# start of Data provided
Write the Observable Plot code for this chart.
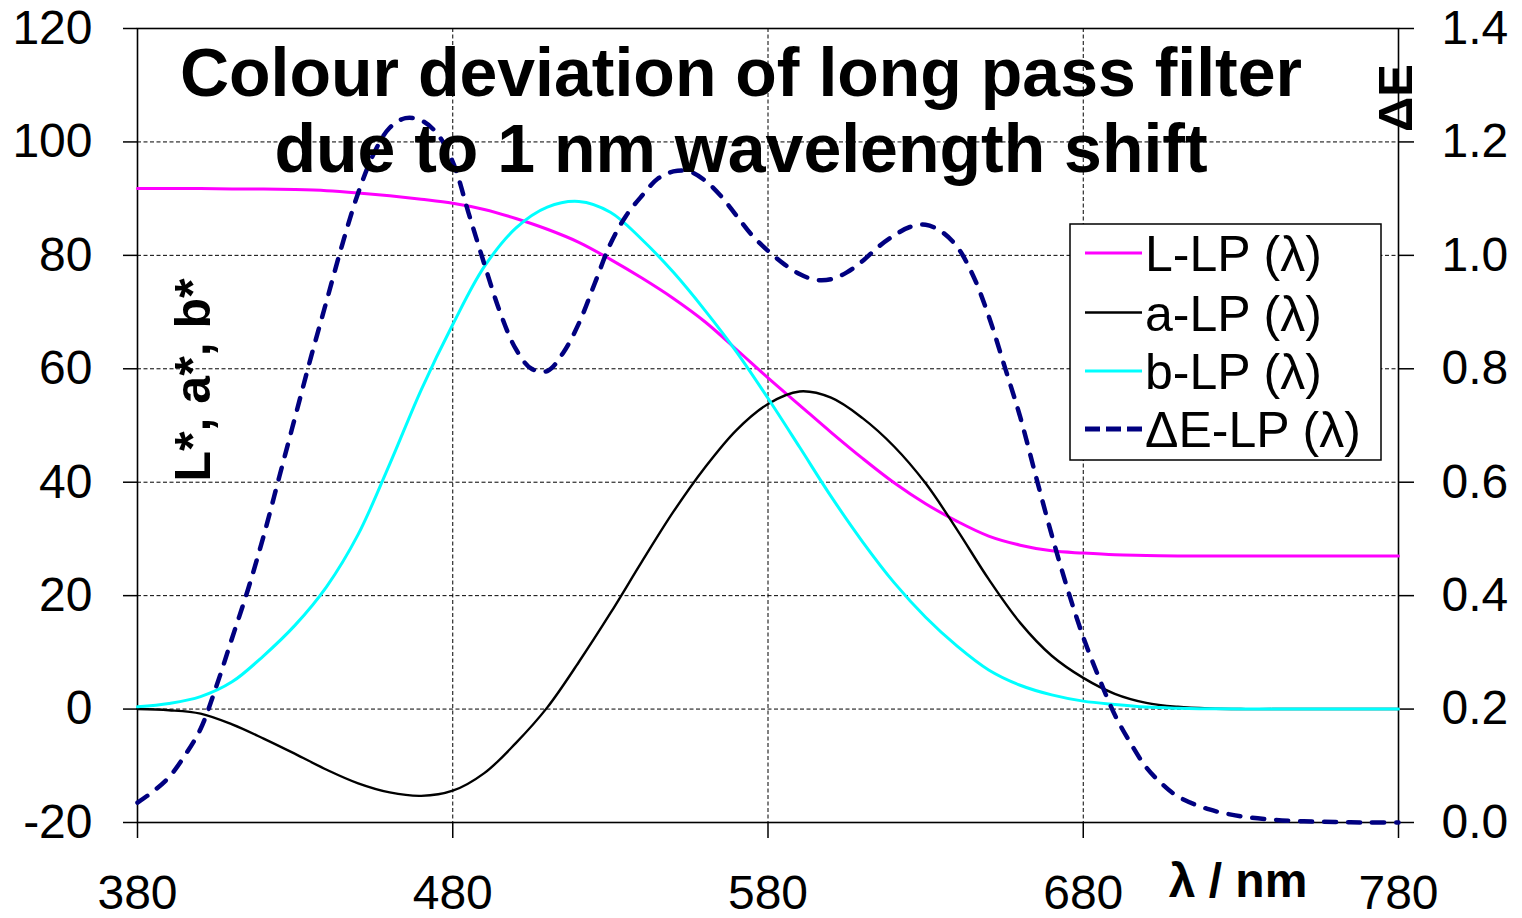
<!DOCTYPE html>
<html>
<head>
<meta charset="utf-8">
<script src="https://cdn.jsdelivr.net/npm/d3@7"></script>
<script src="https://cdn.jsdelivr.net/npm/@observablehq/plot@0.6"></script>
<style>
  body { margin: 0; background: #fff; }
  #wrap { position: relative; width: 1522px; height: 918px; font-family: "Liberation Sans", Arial, sans-serif; }
  #wrap svg { position: absolute; left: 0; top: 0; }
</style>
</head>
<body>
<div id="wrap"></div>
<script>
// ---- data ----
const wavelengths = [380,390,400,410,420,430,440,450,460,470,480,490,500,510,520,530,540,550,560,570,580,590,600,610,620,630,640,650,660,670,680,690,700,710,720,730,740,750,760,770,780];
const Lstar = [91.8,91.8,91.8,91.7,91.7,91.6,91.4,91.0,90.5,89.9,89.2, 88.1,86.5,84.6,82.3,79.3,76.0,72.4,68.3,63.4,58.4, 53.6,48.8,44.2,39.9,36.2,33.1,30.5,28.9,27.9,27.5, 27.2,27.1,27.0,27.0,27.0,27.0,27.0,27.0,27.0,27.0];
const astar = [0,-0.2,-0.8,-2.7,-5.2,-7.9,-10.7,-13.1,-14.7,-15.3,-14.4, -11.3,-6.0,0.3,8.3,16.9,26.0,34.8,42.6,49.2,53.8, 56.0,54.9,51.3,46.3,39.8,31.6,22.9,15.2,9.4,5.5, 2.7,1.1,0.4,0.1,0,0,0,0,0,0];
const bstar = [0.4,1.0,2.2,4.8,9.4,14.8,21.6,30.8,43.2,56.3,67.8, 78.0,84.8,88.5,89.5,87.6,82.8,77.0,70.3,63.0,54.8, 46.2,37.5,29.5,22.3,16.2,11.1,6.9,4.2,2.5,1.4, 0.8,0.35,0.15,0.05,0,0,0,0,0,0];
const dEwavelengths = [380,385,390,395,400,405,410,415,420,425,430,435,440,445,450,455,460,465,470,475,480,485,490,495,500,505,510,515,520,525,530,535,540,545,550,555,560,565,570,575,580,585,590,595,600,605,610,615,620,625,630,635,640,645,650,655,660,665,670,675,680,685,690,695,700,705,710,720,730,740,750,760,770,780];
const deltaE = [0.035,0.055,0.08,0.118,0.165,0.24,0.325,0.41,0.505,0.61,
  0.715,0.82,0.92,1.02,1.11,1.18,1.225,1.242,1.238,1.215,
  1.165,1.075,0.985,0.9,0.835,0.80,0.796,0.828,0.88,0.95,
  1.02,1.07,1.105,1.135,1.148,1.148,1.132,1.105,1.07,1.035,
  1.008,0.985,0.967,0.957,0.958,0.97,0.99,1.015,1.035,1.05,
  1.054,1.042,1.015,0.965,0.893,0.805,0.715,0.61,0.507,0.412,
  0.327,0.255,0.19,0.14,0.097,0.068,0.046,
  0.023,0.011,0.005,0.002,0.001,0,0];
const xTicks = [380,480,580,680,780];
const yTicks = [-20,0,20,40,60,80,100,120];
const seriesNames = ["L-LP (λ)","a-LP (λ)","b-LP (λ)","ΔE-LP (λ)"];
const seriesColors = ["#ff00ff","#000000","#00ffff","#000080"];

// ΔE is on the secondary axis: 0..1.4 maps onto -20..120
const dEtoLeft = v => v * 100 - 20;
const leftTodE = v => (v + 20) / 100;

const lab = [];
wavelengths.forEach((w, i) => {
  lab.push({w, v: Lstar[i], s: "L"});
  lab.push({w, v: astar[i], s: "a"});
  lab.push({w, v: bstar[i], s: "b"});
});
const dEdata = dEwavelengths.map((w, i) => ({w, v: dEtoLeft(deltaE[i])}));

const plot = Plot.plot({
  width: 1522,
  height: 918,
  marginLeft: 137,
  marginRight: 124,
  marginTop: 28,
  marginBottom: 96,
  style: {fontFamily: "'Liberation Sans', Arial, sans-serif", color: "#000", background: "transparent", overflow: "visible"},
  x: {domain: [380, 780]},
  y: {domain: [-20, 120]},
  marks: [
    Plot.gridY(yTicks, {stroke: "#000", strokeOpacity: 1, strokeWidth: 1, strokeDasharray: "4,2.5"}),
    Plot.gridX(xTicks, {stroke: "#000", strokeOpacity: 1, strokeWidth: 1, strokeDasharray: "4,2.5"}),
    Plot.frame({stroke: "#000", strokeWidth: 1.6}),
    Plot.axisX(xTicks, {anchor: "bottom", tickSize: 16, tickPadding: 36, fontSize: 48, strokeWidth: 1.5, label: null,
      tickFormat: d => String(d)}),
    Plot.axisY(yTicks, {anchor: "left", tickSize: 14, tickPadding: 31, fontSize: 48, strokeWidth: 1.5, label: null,
      tickFormat: d => String(d)}),
    Plot.axisY(yTicks, {anchor: "right", tickSize: 15, tickPadding: 28, fontSize: 48, strokeWidth: 1.5, label: null,
      tickFormat: v => leftTodE(v).toFixed(1)}),
    Plot.line(lab.filter(d => d.s === "L"), {x: "w", y: "v", stroke: seriesColors[0], strokeWidth: 3, curve: "catmull-rom"}),
    Plot.line(lab.filter(d => d.s === "a"), {x: "w", y: "v", stroke: seriesColors[1], strokeWidth: 2.4, curve: "catmull-rom"}),
    Plot.line(lab.filter(d => d.s === "b"), {x: "w", y: "v", stroke: seriesColors[2], strokeWidth: 3, curve: "catmull-rom"}),
    Plot.line(dEdata, {x: "w", y: "v", stroke: seriesColors[3], strokeWidth: 4.5, strokeDasharray: "12,12",
      strokeLinecap: "round", curve: "catmull-rom"})
  ]
});
document.getElementById("wrap").appendChild(plot);

// ---- overlay: title, axis titles, legend ----
const NS = "http://www.w3.org/2000/svg";
const ov = document.createElementNS(NS, "svg");
ov.setAttribute("width", 1522);
ov.setAttribute("height", 918);
ov.setAttribute("font-family", "'Liberation Sans', Arial, sans-serif");
function el(tag, attrs, text) {
  const e = document.createElementNS(NS, tag);
  for (const k in attrs) e.setAttribute(k, attrs[k]);
  if (text != null) e.textContent = text;
  ov.appendChild(e);
  return e;
}
const titleLines = ["Colour deviation of long pass filter", "due to 1 nm wavelength shift"];
el("text", {x: 741, y: 96, "text-anchor": "middle", "font-size": 68, "font-weight": "bold"}, titleLines[0]);
el("text", {x: 741, y: 172, "text-anchor": "middle", "font-size": 68, "font-weight": "bold"}, titleLines[1]);
el("text", {x: 1238, y: 897, "text-anchor": "middle", "font-size": 48, "font-weight": "bold"}, "λ / nm");
el("text", {transform: "translate(210,380) rotate(-90)", "text-anchor": "middle", "font-size": 50, "font-weight": "bold"}, "L*, a*, b*");
el("text", {transform: "translate(1412,98) rotate(-90)", "text-anchor": "middle", "font-size": 49, "font-weight": "bold"}, "ΔE");

// legend
el("rect", {x: 1070, y: 224, width: 311, height: 236, fill: "#fff", stroke: "#000", "stroke-width": 1.5});
const rowY = [253, 312.5, 371, 429];
const rowW = [3, 2.4, 3, 5];
seriesNames.forEach((name, i) => {
  const line = el("line", {x1: 1085, x2: 1142, y1: rowY[i], y2: rowY[i], stroke: seriesColors[i], "stroke-width": rowW[i]});
  if (i === 3) line.setAttribute("stroke-dasharray", "15,6");
  el("text", {x: 1145, y: rowY[i] + 18, "font-size": 50}, name);
});
document.getElementById("wrap").appendChild(ov);
</script>
</body>
</html>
# end of Data provided
§ **Job**: Reproduce all of the data exactly, omitting each picture it holds.

§ **Result of the task**:
Write the Observable Plot code for this chart.
<!DOCTYPE html>
<html>
<head>
<meta charset="utf-8">
<script src="https://cdn.jsdelivr.net/npm/d3@7"></script>
<script src="https://cdn.jsdelivr.net/npm/@observablehq/plot@0.6"></script>
<style>
  body { margin: 0; background: #fff; }
  #wrap { position: relative; width: 1522px; height: 918px; font-family: "Liberation Sans", Arial, sans-serif; }
  #wrap svg { position: absolute; left: 0; top: 0; }
</style>
</head>
<body>
<div id="wrap"></div>
<script>
// ---- data ----
const wavelengths = [380,390,400,410,420,430,440,450,460,470,480,490,500,510,520,530,540,550,560,570,580,590,600,610,620,630,640,650,660,670,680,690,700,710,720,730,740,750,760,770,780];
const Lstar = [91.8,91.8,91.8,91.7,91.7,91.6,91.4,91.0,90.5,89.9,89.2, 88.1,86.5,84.6,82.3,79.3,76.0,72.4,68.3,63.4,58.4, 53.6,48.8,44.2,39.9,36.2,33.1,30.5,28.9,27.9,27.5, 27.2,27.1,27.0,27.0,27.0,27.0,27.0,27.0,27.0,27.0];
const astar = [0,-0.2,-0.8,-2.7,-5.2,-7.9,-10.7,-13.1,-14.7,-15.3,-14.4, -11.3,-6.0,0.3,8.3,16.9,26.0,34.8,42.6,49.2,53.8, 56.0,54.9,51.3,46.3,39.8,31.6,22.9,15.2,9.4,5.5, 2.7,1.1,0.4,0.1,0,0,0,0,0,0];
const bstar = [0.4,1.0,2.2,4.8,9.4,14.8,21.6,30.8,43.2,56.3,67.8, 78.0,84.8,88.5,89.5,87.6,82.8,77.0,70.3,63.0,54.8, 46.2,37.5,29.5,22.3,16.2,11.1,6.9,4.2,2.5,1.4, 0.8,0.35,0.15,0.05,0,0,0,0,0,0];
const dEwavelengths = [380,385,390,395,400,405,410,415,420,425,430,435,440,445,450,455,460,465,470,475,480,485,490,495,500,505,510,515,520,525,530,535,540,545,550,555,560,565,570,575,580,585,590,595,600,605,610,615,620,625,630,635,640,645,650,655,660,665,670,675,680,685,690,695,700,705,710,720,730,740,750,760,770,780];
const deltaE = [0.035,0.055,0.08,0.118,0.165,0.24,0.325,0.41,0.505,0.61,
  0.715,0.82,0.92,1.02,1.11,1.18,1.225,1.242,1.238,1.215,
  1.165,1.075,0.985,0.9,0.835,0.80,0.796,0.828,0.88,0.95,
  1.02,1.07,1.105,1.135,1.148,1.148,1.132,1.105,1.07,1.035,
  1.008,0.985,0.967,0.957,0.958,0.97,0.99,1.015,1.035,1.05,
  1.054,1.042,1.015,0.965,0.893,0.805,0.715,0.61,0.507,0.412,
  0.327,0.255,0.19,0.14,0.097,0.068,0.046,
  0.023,0.011,0.005,0.002,0.001,0,0];
const xTicks = [380,480,580,680,780];
const yTicks = [-20,0,20,40,60,80,100,120];
const seriesNames = ["L-LP (λ)","a-LP (λ)","b-LP (λ)","ΔE-LP (λ)"];
const seriesColors = ["#ff00ff","#000000","#00ffff","#000080"];

// ΔE is on the secondary axis: 0..1.4 maps onto -20..120
const dEtoLeft = v => v * 100 - 20;
const leftTodE = v => (v + 20) / 100;

const lab = [];
wavelengths.forEach((w, i) => {
  lab.push({w, v: Lstar[i], s: "L"});
  lab.push({w, v: astar[i], s: "a"});
  lab.push({w, v: bstar[i], s: "b"});
});
const dEdata = dEwavelengths.map((w, i) => ({w, v: dEtoLeft(deltaE[i])}));

const plot = Plot.plot({
  width: 1522,
  height: 918,
  marginLeft: 137,
  marginRight: 124,
  marginTop: 28,
  marginBottom: 96,
  style: {fontFamily: "'Liberation Sans', Arial, sans-serif", color: "#000", background: "transparent", overflow: "visible"},
  x: {domain: [380, 780]},
  y: {domain: [-20, 120]},
  marks: [
    Plot.gridY(yTicks, {stroke: "#000", strokeOpacity: 1, strokeWidth: 1, strokeDasharray: "4,2.5"}),
    Plot.gridX(xTicks, {stroke: "#000", strokeOpacity: 1, strokeWidth: 1, strokeDasharray: "4,2.5"}),
    Plot.frame({stroke: "#000", strokeWidth: 1.6}),
    Plot.axisX(xTicks, {anchor: "bottom", tickSize: 16, tickPadding: 36, fontSize: 48, strokeWidth: 1.5, label: null,
      tickFormat: d => String(d)}),
    Plot.axisY(yTicks, {anchor: "left", tickSize: 14, tickPadding: 31, fontSize: 48, strokeWidth: 1.5, label: null,
      tickFormat: d => String(d)}),
    Plot.axisY(yTicks, {anchor: "right", tickSize: 15, tickPadding: 28, fontSize: 48, strokeWidth: 1.5, label: null,
      tickFormat: v => leftTodE(v).toFixed(1)}),
    Plot.line(lab.filter(d => d.s === "L"), {x: "w", y: "v", stroke: seriesColors[0], strokeWidth: 3, curve: "catmull-rom"}),
    Plot.line(lab.filter(d => d.s === "a"), {x: "w", y: "v", stroke: seriesColors[1], strokeWidth: 2.4, curve: "catmull-rom"}),
    Plot.line(lab.filter(d => d.s === "b"), {x: "w", y: "v", stroke: seriesColors[2], strokeWidth: 3, curve: "catmull-rom"}),
    Plot.line(dEdata, {x: "w", y: "v", stroke: seriesColors[3], strokeWidth: 4.5, strokeDasharray: "12,12",
      strokeLinecap: "round", curve: "catmull-rom"})
  ]
});
document.getElementById("wrap").appendChild(plot);

// ---- overlay: title, axis titles, legend ----
const NS = "http://www.w3.org/2000/svg";
const ov = document.createElementNS(NS, "svg");
ov.setAttribute("width", 1522);
ov.setAttribute("height", 918);
ov.setAttribute("font-family", "'Liberation Sans', Arial, sans-serif");
function el(tag, attrs, text) {
  const e = document.createElementNS(NS, tag);
  for (const k in attrs) e.setAttribute(k, attrs[k]);
  if (text != null) e.textContent = text;
  ov.appendChild(e);
  return e;
}
const titleLines = ["Colour deviation of long pass filter", "due to 1 nm wavelength shift"];
el("text", {x: 741, y: 96, "text-anchor": "middle", "font-size": 68, "font-weight": "bold"}, titleLines[0]);
el("text", {x: 741, y: 172, "text-anchor": "middle", "font-size": 68, "font-weight": "bold"}, titleLines[1]);
el("text", {x: 1238, y: 897, "text-anchor": "middle", "font-size": 48, "font-weight": "bold"}, "λ / nm");
el("text", {transform: "translate(210,380) rotate(-90)", "text-anchor": "middle", "font-size": 50, "font-weight": "bold"}, "L*, a*, b*");
el("text", {transform: "translate(1412,98) rotate(-90)", "text-anchor": "middle", "font-size": 49, "font-weight": "bold"}, "ΔE");

// legend
el("rect", {x: 1070, y: 224, width: 311, height: 236, fill: "#fff", stroke: "#000", "stroke-width": 1.5});
const rowY = [253, 312.5, 371, 429];
const rowW = [3, 2.4, 3, 5];
seriesNames.forEach((name, i) => {
  const line = el("line", {x1: 1085, x2: 1142, y1: rowY[i], y2: rowY[i], stroke: seriesColors[i], "stroke-width": rowW[i]});
  if (i === 3) line.setAttribute("stroke-dasharray", "15,6");
  el("text", {x: 1145, y: rowY[i] + 18, "font-size": 50}, name);
});
document.getElementById("wrap").appendChild(ov);
</script>
</body>
</html>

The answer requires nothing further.